Aquellas dos calles paralelas eran la historia de dos ciudades. En su faz, el paseo señorial, derecho y pequeñoburgués, remedo chico del de Miraconcha o del de María Pita, que competía en belleza con el mar pero perdía siempre la apuesta. Unos pasos más allá, su envés, “Vinos”, una rúa que nadie sabe cómo se llama, tortuosa y llena de pecado, bacanal donde todos los vicios tenían bula municipal. En Elduayen la gente paseaba en familia y tomaba helados en “Gamela” y llevaban el jersey puesto por el relente y el pudor del norte. Como mucho alguno con pinta de “empresario” se cascaba un whisky en “Cerchas” después de cenar y pagaba la ronda de sus escuchantes, haciendo brillar su Rolex. Vinos, en cambio, era una bombonera en fiestas donde no se podía andar, un Carnaval celta donde la gente tomaba tazas y “Minis” y probaba la “fariña” por primera vez.

En Elduayen se hablaba bajito, y en Vinos a voz en grito. De vez en cuando, algún beodo feliz era expulsado de ese Infierno de Dante y aparecía, como por ensalmo, en esos Campos Elíseos biempensantes de provincias. Su cara era todo estupor, la del que aparece desnudo a la salida de Misa de doce dando gritos contra el clero. Antes de que le diera tiempo a hacer examen de conciencia, corría de nuevo calleja adentro, tapándose las vergüenzas con las manos y sin dejar el botellín, para no tener que redimir pecado alguno.

Más allá de esas memorias tan lejanas como vivas, los veranos se sucedieron siempre como una bonita imitación de sí mismos, entre la playa -elegir playa en Bayona no es cosa menor-, los fuegos de la Anunciada cayendo sobre el mar, los billares en el “Atlanta” y las excursiones nocturnas a “La Recta”. Los “veraneantes”, como se decía antes, nos esforzamos en cumplir con el guion previsto, pues nos encanta ser animales de costumbres, y así, cuando conseguimos romperlas, nos gusta creer que eso, y no lo otro, es la vida.

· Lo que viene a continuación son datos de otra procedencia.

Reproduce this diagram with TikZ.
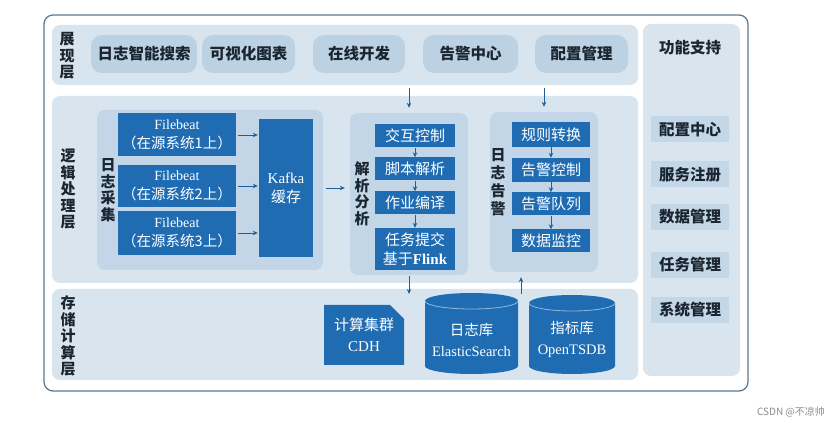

Y en medio de esa placidez estival, de ese buen tiempo que todos nos tenemos callado, cuando entra niebla vamos a Valença a comprar toallas y tomar café, que en Portugal siempre fue bueno, y allí hablamos todo el gallego que no hablamos en Galicia, y creemos que viajamos, y volvemos corriendo al atardecer para ver y ser vistos por Elduayen, mientras las proas de las barcas deciden si mañana hay playa o no.